begin Record set

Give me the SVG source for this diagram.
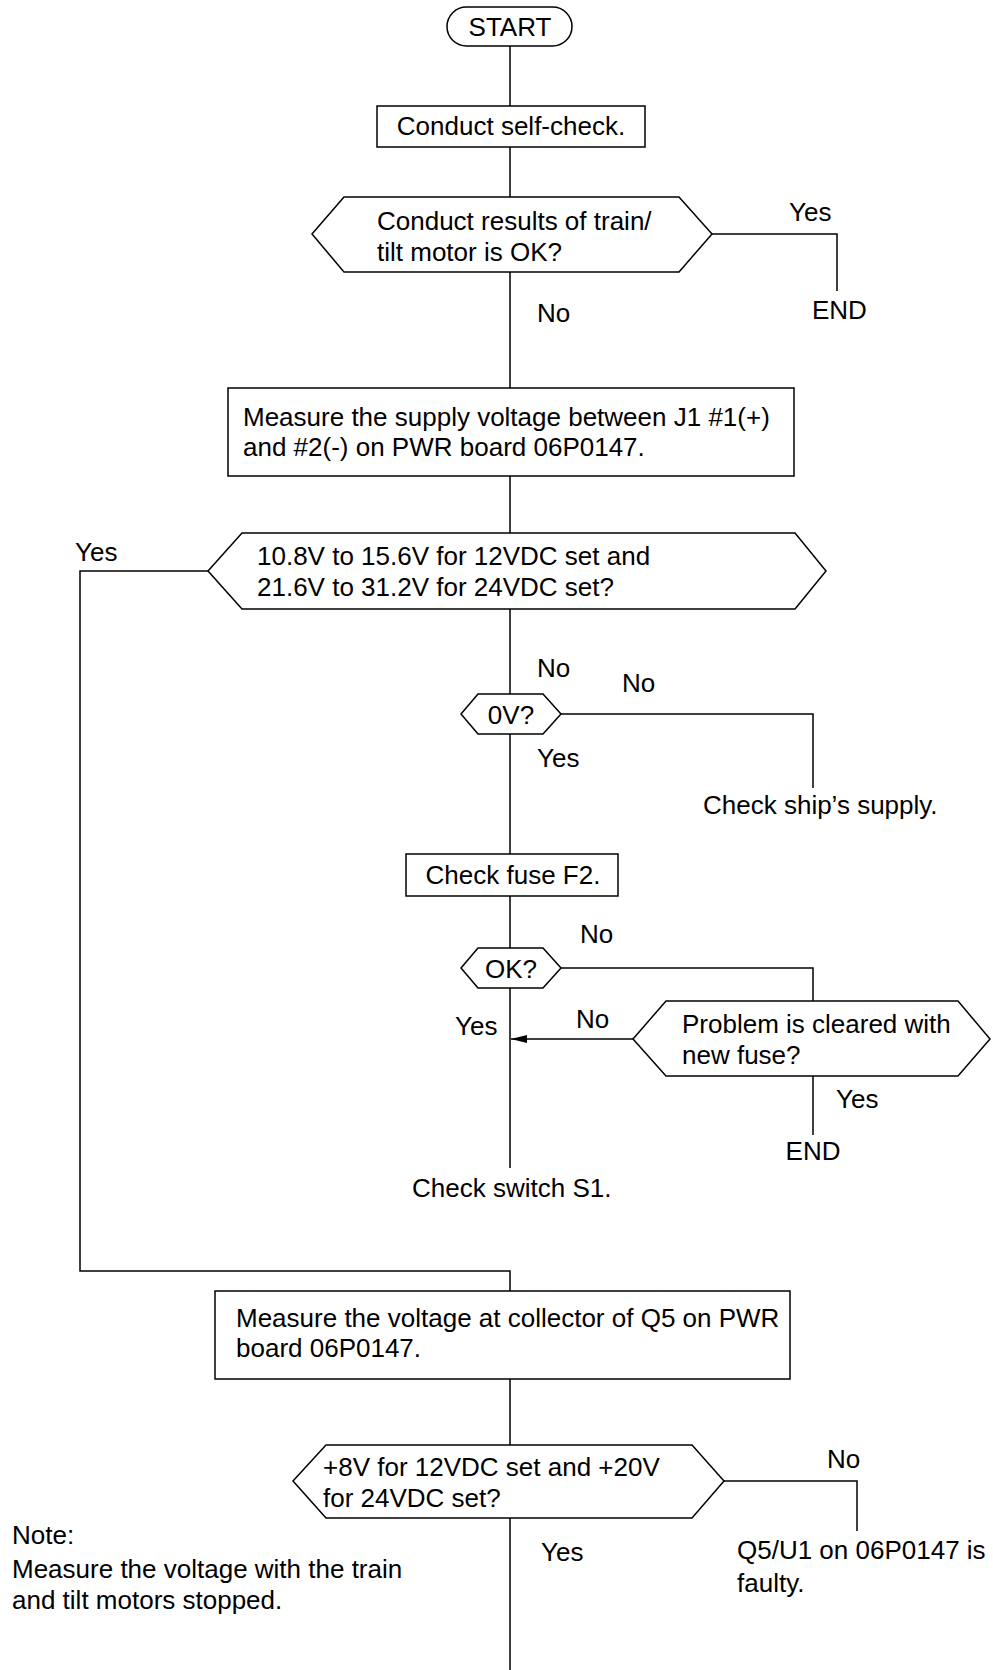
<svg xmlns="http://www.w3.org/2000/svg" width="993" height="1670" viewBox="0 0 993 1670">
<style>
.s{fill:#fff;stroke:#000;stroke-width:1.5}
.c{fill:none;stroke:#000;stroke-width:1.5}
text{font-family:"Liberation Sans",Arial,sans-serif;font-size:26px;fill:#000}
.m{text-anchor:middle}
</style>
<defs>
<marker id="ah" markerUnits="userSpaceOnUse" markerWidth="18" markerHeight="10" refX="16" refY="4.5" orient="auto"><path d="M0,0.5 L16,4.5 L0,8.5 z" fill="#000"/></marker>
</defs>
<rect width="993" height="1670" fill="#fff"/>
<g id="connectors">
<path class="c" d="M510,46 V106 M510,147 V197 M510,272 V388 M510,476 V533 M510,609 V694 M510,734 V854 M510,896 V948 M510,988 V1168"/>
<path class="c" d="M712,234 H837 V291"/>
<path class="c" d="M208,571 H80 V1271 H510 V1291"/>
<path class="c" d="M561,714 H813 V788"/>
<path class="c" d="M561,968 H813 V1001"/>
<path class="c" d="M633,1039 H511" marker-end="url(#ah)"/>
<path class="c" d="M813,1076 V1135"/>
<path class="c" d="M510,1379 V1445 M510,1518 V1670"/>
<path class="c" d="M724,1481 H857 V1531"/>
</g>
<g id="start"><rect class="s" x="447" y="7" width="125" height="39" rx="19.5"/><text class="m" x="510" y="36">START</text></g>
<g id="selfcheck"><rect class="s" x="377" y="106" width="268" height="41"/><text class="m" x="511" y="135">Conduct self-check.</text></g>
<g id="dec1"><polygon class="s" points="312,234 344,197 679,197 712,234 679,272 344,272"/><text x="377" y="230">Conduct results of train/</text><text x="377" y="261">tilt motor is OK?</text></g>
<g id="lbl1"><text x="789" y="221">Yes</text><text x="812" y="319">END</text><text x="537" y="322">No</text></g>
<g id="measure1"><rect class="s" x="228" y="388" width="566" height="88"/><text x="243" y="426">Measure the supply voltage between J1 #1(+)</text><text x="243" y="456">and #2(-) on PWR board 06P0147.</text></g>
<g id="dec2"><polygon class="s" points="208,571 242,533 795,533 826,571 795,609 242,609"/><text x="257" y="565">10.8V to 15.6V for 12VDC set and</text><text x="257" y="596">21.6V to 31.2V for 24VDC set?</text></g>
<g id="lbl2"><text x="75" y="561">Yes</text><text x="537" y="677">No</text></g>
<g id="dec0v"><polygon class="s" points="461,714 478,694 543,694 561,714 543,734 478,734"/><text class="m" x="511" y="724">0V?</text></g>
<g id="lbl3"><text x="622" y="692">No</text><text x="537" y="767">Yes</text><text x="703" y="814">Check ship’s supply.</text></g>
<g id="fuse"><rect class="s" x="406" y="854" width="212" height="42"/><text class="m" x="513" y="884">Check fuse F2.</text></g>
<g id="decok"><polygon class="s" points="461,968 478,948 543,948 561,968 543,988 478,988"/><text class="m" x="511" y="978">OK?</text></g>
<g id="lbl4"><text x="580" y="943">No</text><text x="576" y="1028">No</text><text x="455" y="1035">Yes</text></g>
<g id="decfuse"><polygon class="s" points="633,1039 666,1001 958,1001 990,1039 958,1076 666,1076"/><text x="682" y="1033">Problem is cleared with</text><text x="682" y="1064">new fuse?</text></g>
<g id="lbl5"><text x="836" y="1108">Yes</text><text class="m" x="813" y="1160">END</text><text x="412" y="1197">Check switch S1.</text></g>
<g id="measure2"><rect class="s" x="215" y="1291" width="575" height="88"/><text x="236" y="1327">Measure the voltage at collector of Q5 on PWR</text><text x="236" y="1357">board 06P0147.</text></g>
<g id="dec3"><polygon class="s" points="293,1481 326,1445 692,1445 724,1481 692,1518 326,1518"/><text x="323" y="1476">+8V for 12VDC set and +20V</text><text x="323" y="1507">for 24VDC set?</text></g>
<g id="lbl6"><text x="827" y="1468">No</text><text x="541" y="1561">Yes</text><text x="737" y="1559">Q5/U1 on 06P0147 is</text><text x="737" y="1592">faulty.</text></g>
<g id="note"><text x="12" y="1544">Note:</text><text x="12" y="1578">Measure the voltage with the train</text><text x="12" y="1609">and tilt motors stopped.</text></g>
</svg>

end Record set
begin Record set

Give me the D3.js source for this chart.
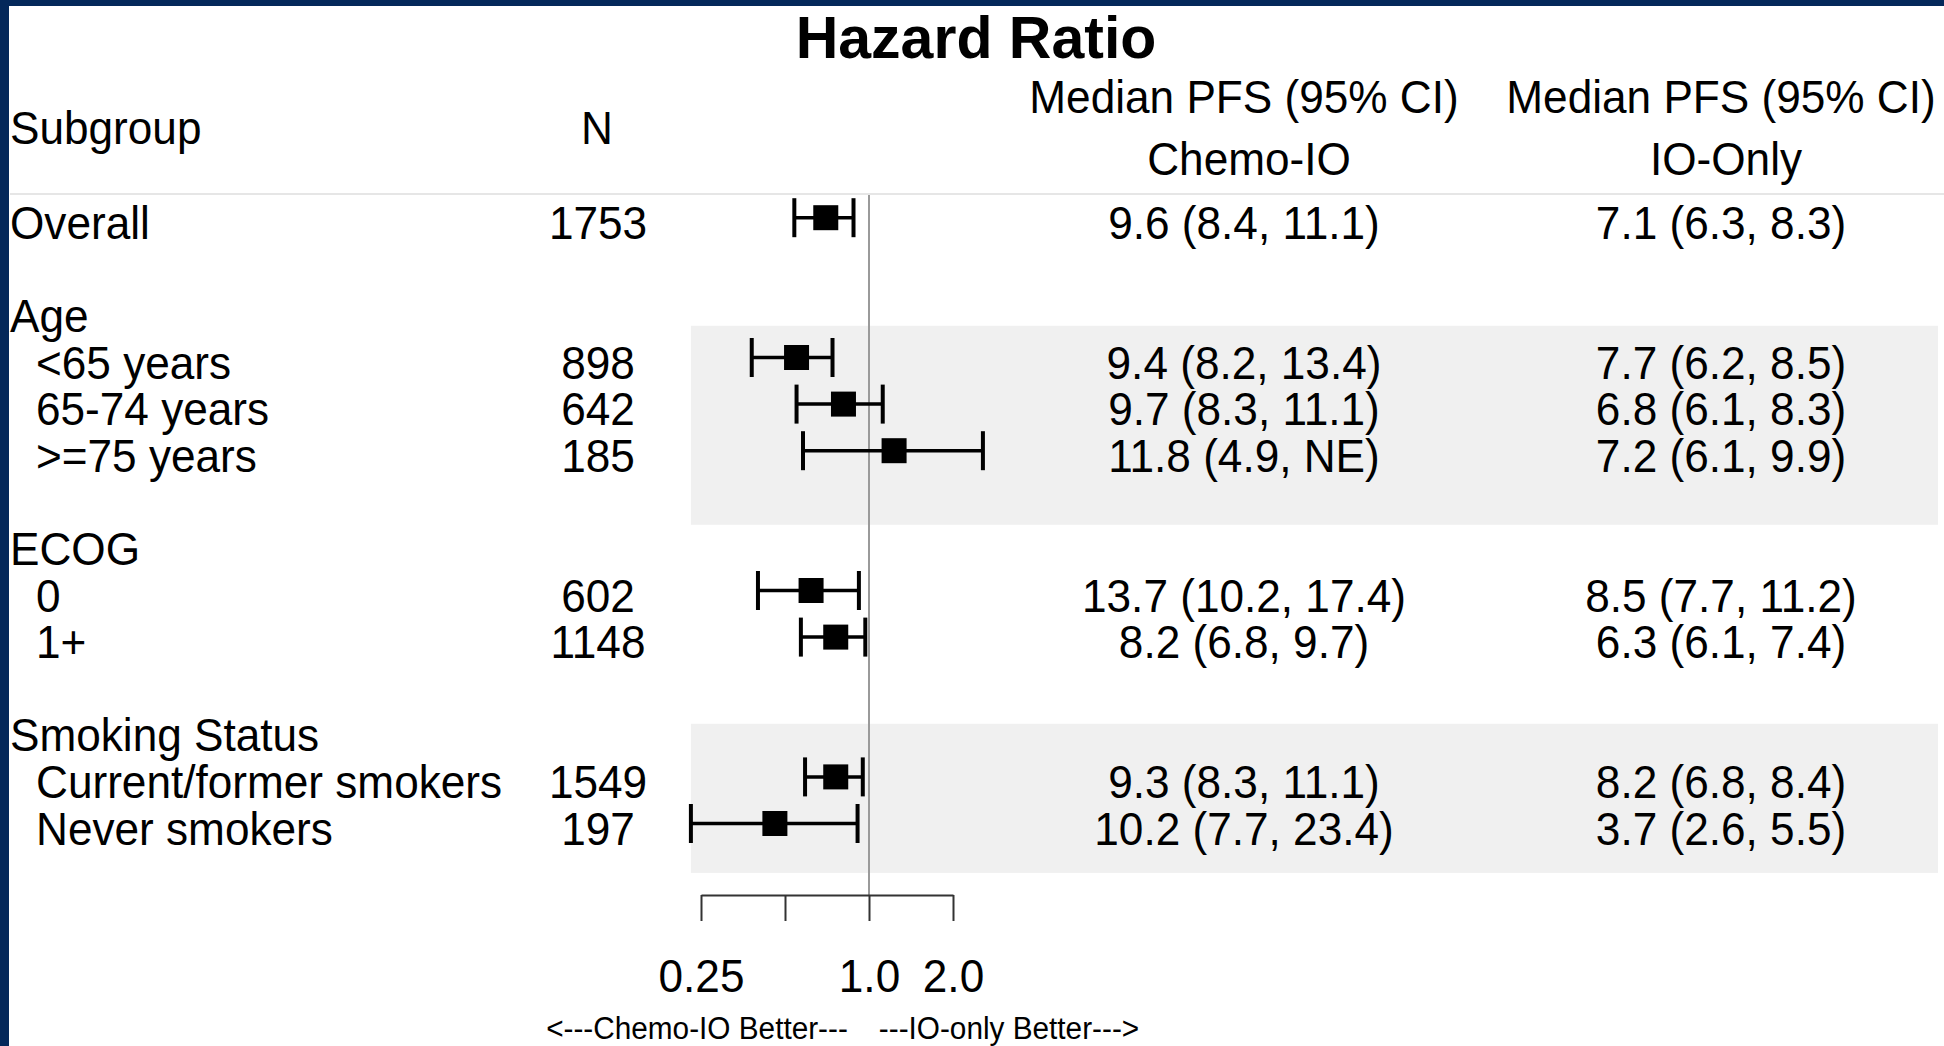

end Record set
begin Record set

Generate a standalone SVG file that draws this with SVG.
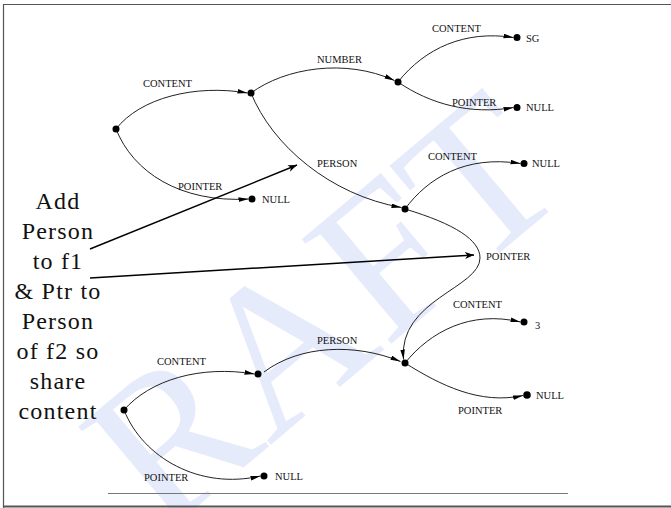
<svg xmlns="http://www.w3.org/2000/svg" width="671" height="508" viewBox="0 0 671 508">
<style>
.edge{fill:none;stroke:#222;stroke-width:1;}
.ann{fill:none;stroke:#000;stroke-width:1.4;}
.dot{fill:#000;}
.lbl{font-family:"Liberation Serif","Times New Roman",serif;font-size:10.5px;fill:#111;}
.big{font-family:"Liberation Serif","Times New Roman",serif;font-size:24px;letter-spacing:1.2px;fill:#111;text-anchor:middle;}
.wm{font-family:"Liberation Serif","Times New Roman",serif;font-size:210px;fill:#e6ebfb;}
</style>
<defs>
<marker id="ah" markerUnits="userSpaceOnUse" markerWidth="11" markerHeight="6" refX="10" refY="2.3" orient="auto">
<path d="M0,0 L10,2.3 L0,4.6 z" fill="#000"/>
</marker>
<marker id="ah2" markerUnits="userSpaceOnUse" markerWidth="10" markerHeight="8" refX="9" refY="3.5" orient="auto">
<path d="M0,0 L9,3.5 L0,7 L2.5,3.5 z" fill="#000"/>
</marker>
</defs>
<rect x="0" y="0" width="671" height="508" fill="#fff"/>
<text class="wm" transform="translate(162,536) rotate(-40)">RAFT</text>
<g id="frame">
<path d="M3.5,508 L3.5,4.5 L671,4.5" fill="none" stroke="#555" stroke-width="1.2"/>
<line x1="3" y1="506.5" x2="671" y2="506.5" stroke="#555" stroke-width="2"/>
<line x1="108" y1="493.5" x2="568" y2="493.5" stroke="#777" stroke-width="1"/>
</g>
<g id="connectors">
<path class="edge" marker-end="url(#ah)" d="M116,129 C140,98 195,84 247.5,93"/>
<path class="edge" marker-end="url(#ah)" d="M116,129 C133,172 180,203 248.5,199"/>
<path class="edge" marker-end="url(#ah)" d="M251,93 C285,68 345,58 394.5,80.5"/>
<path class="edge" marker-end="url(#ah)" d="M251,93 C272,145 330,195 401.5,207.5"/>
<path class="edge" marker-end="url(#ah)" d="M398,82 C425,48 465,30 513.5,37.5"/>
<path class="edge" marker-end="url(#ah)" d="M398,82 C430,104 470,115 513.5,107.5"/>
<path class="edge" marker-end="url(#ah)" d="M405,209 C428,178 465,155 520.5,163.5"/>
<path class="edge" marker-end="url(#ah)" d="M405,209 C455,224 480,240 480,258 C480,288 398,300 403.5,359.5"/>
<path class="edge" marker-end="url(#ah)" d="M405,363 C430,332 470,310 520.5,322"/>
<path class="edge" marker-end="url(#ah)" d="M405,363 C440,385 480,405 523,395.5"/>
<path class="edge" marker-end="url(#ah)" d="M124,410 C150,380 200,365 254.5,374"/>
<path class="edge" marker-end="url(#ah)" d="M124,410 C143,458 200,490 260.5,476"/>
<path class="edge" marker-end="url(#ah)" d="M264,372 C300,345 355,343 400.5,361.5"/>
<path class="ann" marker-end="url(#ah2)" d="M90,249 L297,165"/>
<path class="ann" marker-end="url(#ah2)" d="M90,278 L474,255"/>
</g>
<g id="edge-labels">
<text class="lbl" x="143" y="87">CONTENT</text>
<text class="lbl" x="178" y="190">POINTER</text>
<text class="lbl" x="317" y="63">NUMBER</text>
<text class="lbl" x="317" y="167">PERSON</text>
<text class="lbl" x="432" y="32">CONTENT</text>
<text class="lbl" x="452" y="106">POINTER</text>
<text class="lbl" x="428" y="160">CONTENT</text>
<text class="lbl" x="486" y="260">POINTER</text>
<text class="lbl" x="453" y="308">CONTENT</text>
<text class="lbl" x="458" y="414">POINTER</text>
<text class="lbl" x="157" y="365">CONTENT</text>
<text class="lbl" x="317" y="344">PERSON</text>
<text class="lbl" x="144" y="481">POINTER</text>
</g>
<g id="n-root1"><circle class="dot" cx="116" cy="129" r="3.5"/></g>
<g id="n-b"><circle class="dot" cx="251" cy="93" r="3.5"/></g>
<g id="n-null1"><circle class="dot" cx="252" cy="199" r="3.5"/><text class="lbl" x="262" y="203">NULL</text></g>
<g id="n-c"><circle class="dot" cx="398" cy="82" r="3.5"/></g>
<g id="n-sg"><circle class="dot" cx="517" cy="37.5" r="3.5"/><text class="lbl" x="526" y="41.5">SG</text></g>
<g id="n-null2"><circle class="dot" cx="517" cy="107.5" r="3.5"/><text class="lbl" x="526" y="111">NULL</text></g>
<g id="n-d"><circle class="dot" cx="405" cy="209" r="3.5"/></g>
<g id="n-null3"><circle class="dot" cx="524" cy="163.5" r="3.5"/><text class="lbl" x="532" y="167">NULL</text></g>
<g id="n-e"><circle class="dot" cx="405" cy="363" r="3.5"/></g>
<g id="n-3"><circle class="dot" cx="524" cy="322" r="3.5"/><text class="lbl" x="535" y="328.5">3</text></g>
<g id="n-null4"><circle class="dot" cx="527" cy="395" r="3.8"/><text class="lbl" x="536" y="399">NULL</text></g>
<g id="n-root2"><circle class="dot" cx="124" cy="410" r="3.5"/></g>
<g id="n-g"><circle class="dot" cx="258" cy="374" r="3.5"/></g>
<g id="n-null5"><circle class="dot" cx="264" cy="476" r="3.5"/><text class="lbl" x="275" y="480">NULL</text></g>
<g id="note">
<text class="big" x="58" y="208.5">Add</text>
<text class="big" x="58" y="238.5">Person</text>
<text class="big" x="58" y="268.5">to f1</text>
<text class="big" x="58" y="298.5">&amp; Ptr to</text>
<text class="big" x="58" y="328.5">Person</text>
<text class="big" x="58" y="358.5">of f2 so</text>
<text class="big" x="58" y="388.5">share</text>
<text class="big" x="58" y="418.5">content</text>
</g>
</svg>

end Record set

Task prompt:
Copy every line above that holds the word "source".

Written reply:
Give me the SVG source for this diagram.
Give me the D3.js source for this chart.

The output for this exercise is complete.